BPBD Waspadai Bencana Hidrologis Akibat Kemarau

ilustrasi kekeringan (Istimewa)

MALANGVOICE – Bencana yang kerap muncul saat musim kemarau umumnya kebakaran dan kekeringan. Namun, ada bencana lain yang mengancam dan ini yang diwaspadai BPBD Kota Malang, yakni bencana hidrologis.

Analis Bencana BPBD Kota Malang, Mahfuzi mengatakan kekeringan merupakan salah satu bencana yang ditunjukkan dengan berkurangnya ketersediaan air terhadap kebutuhan. Udara yang kering, prosentase kelembaban rendah dan tiupan angin yang kencang akan menambah laju evaporasi atau penguapan. Itulah mengapa kekeringan ditandai turunnya volume sumber air maupun tampungannya seperti sungai, danau atau kolam.

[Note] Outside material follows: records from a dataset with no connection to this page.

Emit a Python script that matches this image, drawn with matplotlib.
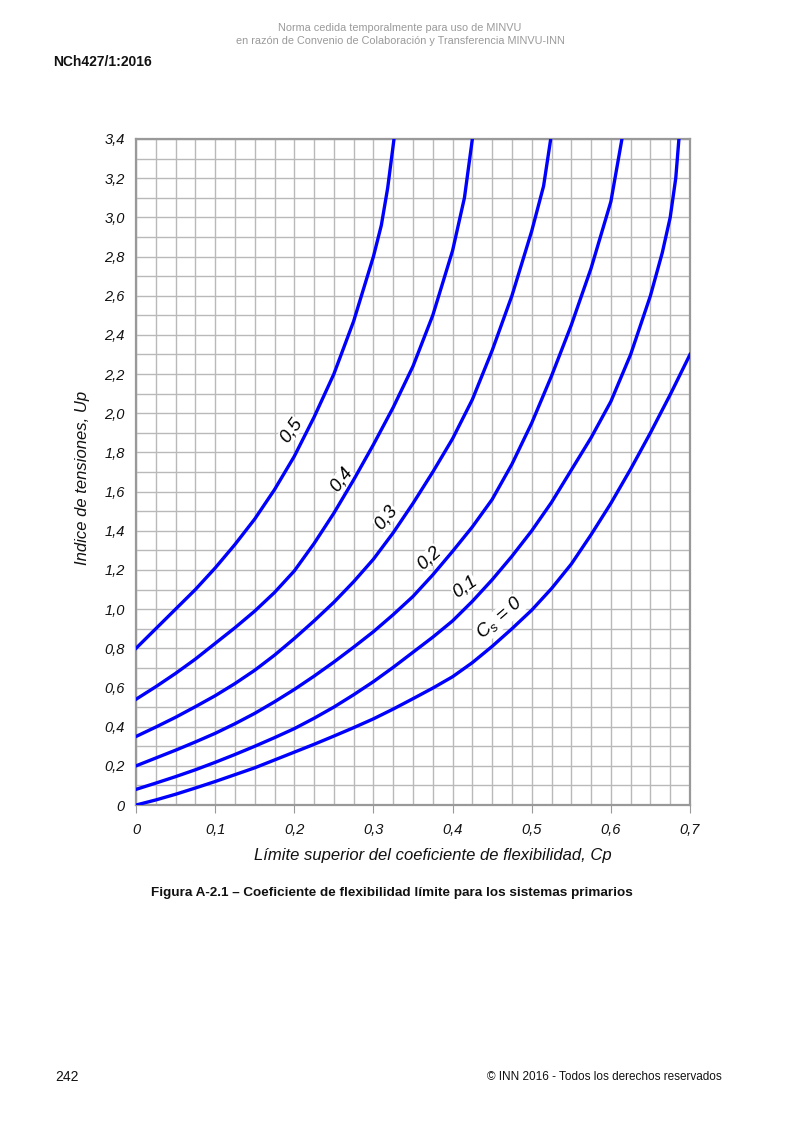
import matplotlib
matplotlib.use("Agg")
import matplotlib.pyplot as plt
import numpy as np

# values (Cp on x, Up on y), one curve per Cs
cp_05 = [0, 0.025, 0.05, 0.075, 0.1, 0.125, 0.15, 0.175, 0.2, 0.225, 0.25, 0.275, 0.3, 0.31, 0.318, 0.326]
up_05 = [0.8, 0.9, 1.0, 1.1, 1.21, 1.33, 1.46, 1.61, 1.78, 1.98, 2.2, 2.47, 2.8, 2.96, 3.15, 3.4]

cp_04 = [0, 0.025, 0.05, 0.075, 0.1, 0.125, 0.15, 0.175, 0.2, 0.225, 0.25, 0.275, 0.3,
         0.325, 0.35, 0.375, 0.4, 0.415, 0.425]
up_04 = [0.54, 0.604, 0.672, 0.745, 0.825, 0.905, 0.99, 1.085, 1.195, 1.335, 1.49, 1.66, 1.84,
         2.03, 2.24, 2.5, 2.83, 3.1, 3.4]

cp_03 = [0, 0.025, 0.05, 0.075, 0.1, 0.125, 0.15, 0.175, 0.2, 0.225, 0.25, 0.275, 0.3, 0.325,
         0.35, 0.375, 0.4, 0.425, 0.45, 0.475, 0.5, 0.515, 0.524]
up_03 = [0.35, 0.398, 0.448, 0.502, 0.558, 0.62, 0.688, 0.765, 0.85, 0.94, 1.035, 1.14, 1.255, 1.39,
         1.54, 1.7, 1.87, 2.07, 2.32, 2.6, 2.93, 3.16, 3.4]

cp_02 = [0, 0.025, 0.05, 0.075, 0.1, 0.125, 0.15, 0.175, 0.2, 0.225, 0.25, 0.275, 0.3, 0.325,
         0.35, 0.375, 0.4, 0.425, 0.45, 0.475, 0.5, 0.525, 0.55, 0.575, 0.6, 0.614]
up_02 = [0.2, 0.24, 0.28, 0.322, 0.366, 0.415, 0.468, 0.527, 0.59, 0.658, 0.73, 0.806, 0.885, 0.972,
         1.065, 1.175, 1.295, 1.42, 1.56, 1.74, 1.95, 2.19, 2.45, 2.74, 3.08, 3.4]

cp_01 = [0, 0.025, 0.05, 0.075, 0.1, 0.125, 0.15, 0.175, 0.2, 0.225, 0.25, 0.275, 0.3, 0.325,
         0.35, 0.375, 0.4, 0.425, 0.45, 0.475, 0.5, 0.525, 0.55, 0.575, 0.6, 0.625, 0.65,
         0.665, 0.675, 0.682, 0.686]
up_01 = [0.08, 0.112, 0.145, 0.18, 0.218, 0.258, 0.3, 0.344, 0.39, 0.443, 0.5, 0.563, 0.63, 0.703,
         0.78, 0.857, 0.94, 1.04, 1.15, 1.27, 1.4, 1.545, 1.71, 1.875, 2.06, 2.3, 2.6,
         2.82, 3.0, 3.2, 3.4]

cp_00 = [0, 0.025, 0.05, 0.075, 0.1, 0.125, 0.15, 0.175, 0.2, 0.225, 0.25, 0.275, 0.3, 0.325,
         0.35, 0.375, 0.4, 0.425, 0.45, 0.475, 0.5, 0.525, 0.55, 0.575, 0.6, 0.625, 0.65, 0.675, 0.7]
up_00 = [0, 0.026, 0.055, 0.087, 0.12, 0.155, 0.19, 0.23, 0.27, 0.31, 0.352, 0.395, 0.44, 0.49,
         0.543, 0.597, 0.655, 0.727, 0.81, 0.9, 0.995, 1.105, 1.23, 1.38, 1.54, 1.715, 1.9, 2.095, 2.3]

curves = [(cp_05, up_05), (cp_04, up_04), (cp_03, up_03), (cp_02, up_02), (cp_01, up_01), (cp_00, up_00)]

# curve labels: text, x, y, rotation
curve_labels = [
    ("0,5", 0.196, 1.913, 54),
    ("0,4", 0.260, 1.66, 53),
    ("0,3", 0.316, 1.47, 51),
    ("0,2", 0.3705, 1.26, 42),
    ("0,1", 0.4150, 1.115, 35),
    (r"C$_\mathregular{s}$ = 0", 0.4595, 0.95, 41),
]

x_ticks = [0, 0.1, 0.2, 0.3, 0.4, 0.5, 0.6, 0.7]
x_tick_labels = ["0", "0,1", "0,2", "0,3", "0,4", "0,5", "0,6", "0,7"]
y_ticks = [0, 0.2, 0.4, 0.6, 0.8, 1.0, 1.2, 1.4, 1.6, 1.8, 2.0, 2.2, 2.4, 2.6, 2.8, 3.0, 3.2, 3.4]
y_tick_labels = ["0", "0,2", "0,4", "0,6", "0,8", "1,0", "1,2", "1,4", "1,6", "1,8", "2,0",
                 "2,2", "2,4", "2,6", "2,8", "3,0", "3,2", "3,4"]

plt.rcParams["font.family"] = ["Liberation Sans", "DejaVu Sans"]

fig = plt.figure(figsize=(8, 11.31), dpi=100)
ax = fig.add_axes([0.17, 0.2882, 0.6925, 0.5889])

blue = "#0000ff"
for cp, up in curves:
    ax.plot(cp, up, color=blue, lw=2.4, solid_joinstyle="round", zorder=3)

for text, x, y, rot in curve_labels:
    ax.text(x, y, text, rotation=rot, ha="center", va="center", fontsize=13.5,
            style="italic", color="#000000", zorder=2.5,
            bbox=dict(facecolor="white", edgecolor="none", pad=0.0))

ax.set_xlim(0, 0.7)
ax.set_ylim(0, 3.4)
ax.set_xticks(np.arange(0, 0.7001, 0.025), minor=True)
ax.set_yticks(np.arange(0, 3.4001, 0.1), minor=True)
ax.grid(which="both", color="#b9b9b9", lw=1.0, zorder=0)
ax.set_axisbelow(True)

ax.set_xticks(x_ticks)
ax.set_xticklabels(x_tick_labels, fontsize=10.5, style="italic", color="#111111")
ax.set_yticks(y_ticks)
ax.set_yticklabels(y_tick_labels, fontsize=10.5, style="italic", color="#111111")
ax.tick_params(axis="x", which="major", direction="out", length=6, color="#999999", pad=7)
ax.tick_params(axis="y", which="major", length=0, pad=8)
ax.tick_params(which="minor", length=0)

for s in ax.spines.values():
    s.set_color("#999999")
    s.set_linewidth(1.6)

ax.set_xlabel("Límite superior del coeficiente de flexibilidad, Cp", fontsize=12,
              style="italic", color="#111111")
ax.xaxis.set_label_coords(0.536, -0.064)
ax.set_ylabel("Indice de tensiones, Up", fontsize=12, style="italic", color="#111111")
ax.yaxis.set_label_coords(-0.083, 0.491)

fig.text(0.5, 1 - 28 / 1131, "Norma cedida temporalmente para uso de MINVU",
         ha="center", va="center", fontsize=7.8, color="#9a9a9a")
fig.text(0.5, 1 - 41 / 1131, "en razón de Convenio de Colaboración y Transferencia MINVU-INN",
         ha="center", va="center", fontsize=7.8, color="#9a9a9a")
fig.text(53 / 800, 1 - 62 / 1131, "NCh427/1:2016", ha="left", va="center",
         fontsize=10, weight="bold", color="#111111")
fig.text(392 / 800, 1 - 893 / 1131,
         "Figura A-2.1 – Coeficiente de flexibilidad límite para los sistemas primarios",
         ha="center", va="center", fontsize=9.7, weight="bold", color="#111111")
fig.text(55 / 800, 1 - 1077 / 1131, "242", ha="left", va="center", fontsize=10, color="#111111")
fig.text(722 / 800, 1 - 1077 / 1131, "© INN 2016 - Todos los derechos reservados",
         ha="right", va="center", fontsize=8.5, color="#111111")

fig.savefig("out.png", dpi=100)
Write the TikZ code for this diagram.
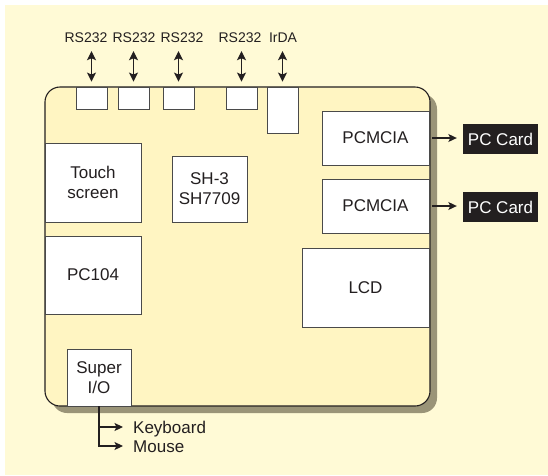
\documentclass[tikz,border=0pt]{standalone}
\usepackage{fontspec}
\setmainfont{Liberation Sans}
\usetikzlibrary{arrows.meta}
\definecolor{bgc}{HTML}{FFFAD6}
\definecolor{boardc}{HTML}{FFF5C2}
\definecolor{shadowc}{HTML}{9A9478}
\definecolor{inkc}{HTML}{231F20}
\definecolor{linec}{HTML}{4A4A4A}
\tikzset{
  box/.style={draw=linec, line width=0.9pt, fill=white, inner sep=0pt, align=center, text=inkc,
    font=\fontsize{17}{20}\selectfont},
  portlbl/.style={inner sep=0pt, text=inkc, font=\fontsize{14}{16}\selectfont, text height=10pt, text depth=0pt},
  side/.style={inner sep=0pt, text=inkc, font=\fontsize{17}{20}\selectfont, text height=12pt, text depth=0pt, anchor=west},
  card/.style={fill=inkc, text=white, inner sep=0pt, minimum width=75pt, minimum height=30pt,
    font=\fontsize{17}{20}\selectfont},
  arr/.style={line width=1.1pt, draw=inkc, -{Stealth[length=8.5pt,width=8pt,inset=2pt]}},
  darr/.style={line width=1.1pt, draw=inkc, {Stealth[length=9pt,width=9pt,inset=2pt]}-{Stealth[length=9pt,width=9pt,inset=2pt]}},
}
\begin{document}
\begin{tikzpicture}[x=1pt,y=-1pt]
\useasboundingbox (0,0) rectangle (548,475);
\fill[bgc] (5,5) rectangle (548,475);
% board shadow and board
\fill[shadowc, rounded corners=15pt] (52,94) rectangle (437,413);
\draw[fill=boardc, draw=inkc, line width=1.1pt, rounded corners=15pt] (45,87) rectangle (430,406);

% ports
\node[box, minimum width=31pt, minimum height=22pt] (p1) at (91.5,98) {};
\node[box, minimum width=31pt, minimum height=22pt] (p2) at (133.5,98) {};
\node[box, minimum width=31pt, minimum height=22pt] (p3) at (178.5,98) {};
\node[box, minimum width=31pt, minimum height=22pt] (p4) at (241.5,98) {};
\node[box, minimum width=31pt, minimum height=46pt] (p5) at (282.5,110) {};

\node[portlbl] (l1) at (86,37) {RS232};
\node[portlbl] (l2) at (134,37) {RS232};
\node[portlbl] (l3) at (182,37) {RS232};
\node[portlbl] (l4) at (240,37) {RS232};
\node[portlbl] (l5) at (283,37) {IrDA};

\draw[darr] ([yshift=-9pt]l1.south -| p1.north) -- ([yshift=5pt]p1.north);
\draw[darr] ([yshift=-9pt]l2.south -| p2.north) -- ([yshift=5pt]p2.north);
\draw[darr] ([yshift=-9pt]l3.south -| p3.north) -- ([yshift=5pt]p3.north);
\draw[darr] ([yshift=-9pt]l4.south -| p4.north) -- ([yshift=5pt]p4.north);
\draw[darr] ([yshift=-9pt]l5.south -| p5.north) -- ([yshift=5pt]p5.north);

% internal blocks
\node[box, minimum width=96pt, minimum height=79pt] (touch) at (93,182.5) {Touch\\screen};
\node[box, minimum width=96pt, minimum height=78pt] (pc104) at (93,275) {PC104};
\node[box, minimum width=75pt, minimum height=66pt] (sh) at (209.5,189) {SH-3\\SH7709};
\node[box, minimum width=107pt, minimum height=54pt] (pcm1) at (375.5,138) {PCMCIA};
\node[box, minimum width=107pt, minimum height=54pt] (pcm2) at (375.5,206) {PCMCIA};
\node[box, minimum width=127pt, minimum height=79pt] (lcd) at (365.5,287.5) {LCD};
\node[box, minimum width=64pt, minimum height=57pt] (sio) at (99,377.5) {Super\\I/O};

% PC cards
\node[card] (card1) at (500.5,139) {PC Card};
\node[card] (card2) at (500.5,207) {PC Card};
\draw[arr] ([xshift=3pt]pcm1.east) -- ([xshift=-6pt]pcm1.east -| card1.west);
\draw[arr] ([xshift=3pt]pcm2.east) -- ([xshift=-6pt]pcm2.east -| card2.west);

% keyboard / mouse
\node[side] (kbd) at (133,427) {Keyboard};
\node[side] (mouse) at (133,446) {Mouse};
\draw[arr] (sio.south) |- ([xshift=-10pt]kbd.west);
\draw[arr] (sio.south) |- ([xshift=-10pt]mouse.west);
\end{tikzpicture}
\end{document}
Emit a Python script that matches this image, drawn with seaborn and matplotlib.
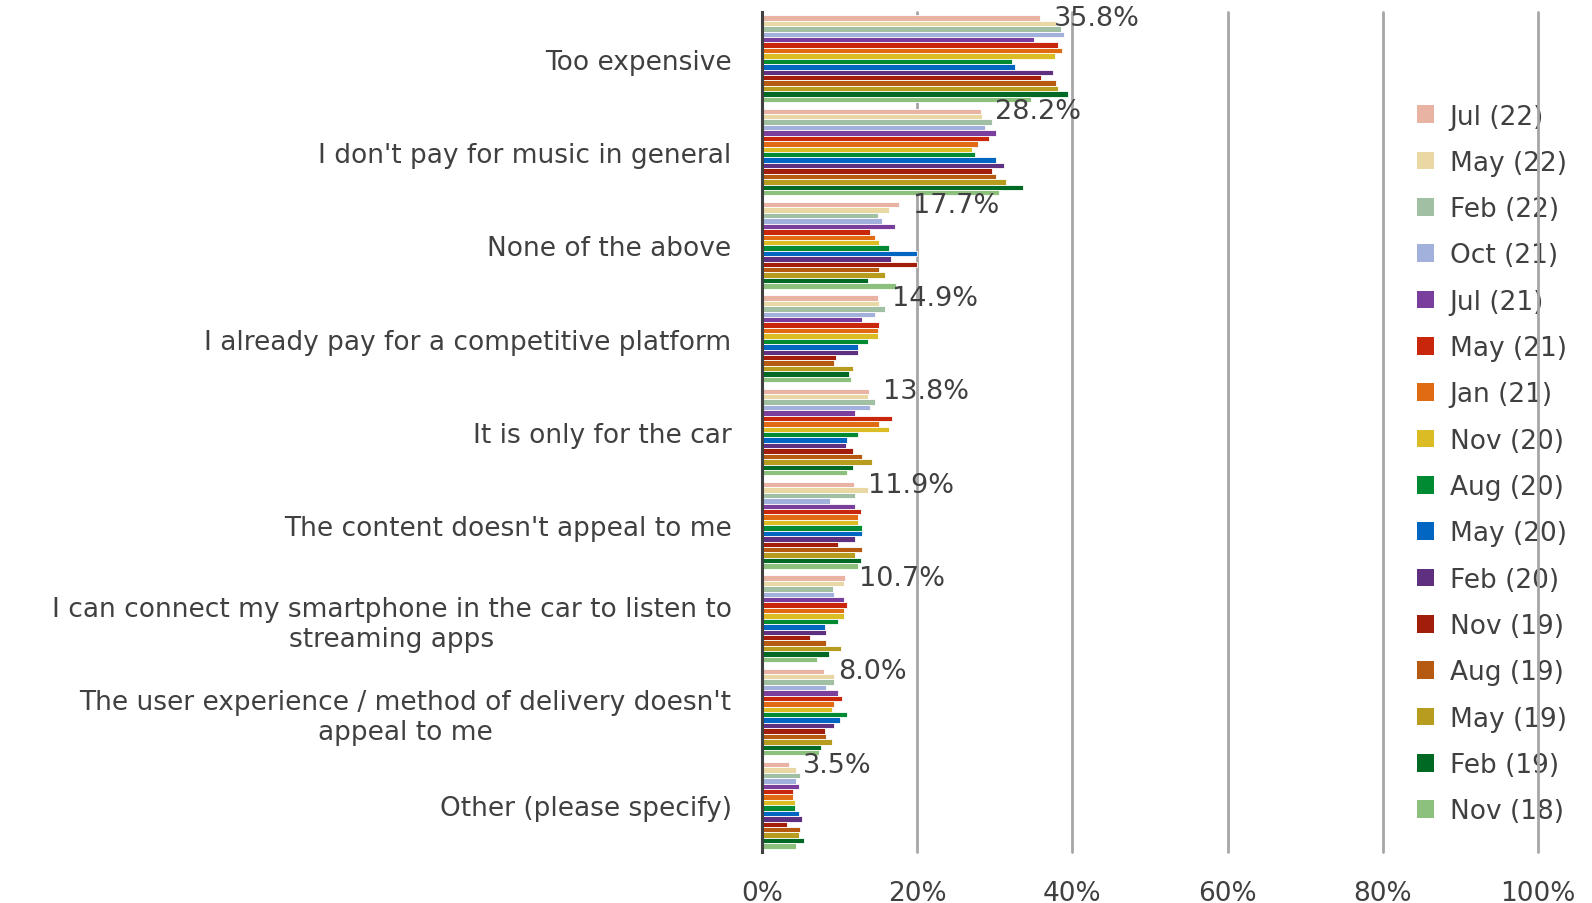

“Kekeringan merupakan salah satu jenis bencana alam yang terjadi secara perlahan, berlangsung lama sampai musim hujan tiba, berdampak sangat luas dan bersifat lintas sektoral seperti ekonomi, sosial, kesehatan, pendidikan dan lainnya,” kata Mahfuzi melalui keterangan tertulisnya, Senin (8/7).

Mahfuzi menerangkan, dalam ilmu hidrologi dikenal dua macam kekeringan, yakni kekeringan meteorologis dan kekeringan hidrologis.

“Jika hujan jarang turun, radiasi matahari meningkat disertai suhu udara meningkat maka terjadi kekeringan meterologi. Akibatnya kelembaban tanah menurun, kering dan retak-retak,” urainya.

Namun jika kekeringan meterologi berlanjut lebih lama, maka hilangnya air dari tanah akan merembet pada kekeringan hidrologis yang umum dicirikan dengan menurunnya elevasi muka air di kolam, danau, sungai bahkan air tanah (groundwater).

“Simpelnya gini, jika sumur di rumah kita turun airnya (saat kemarau) maka terjadi kekeringan hidrologis,” ujar alumnus Magister Sipil Hidro Universitas Brawijaya (UB) ini.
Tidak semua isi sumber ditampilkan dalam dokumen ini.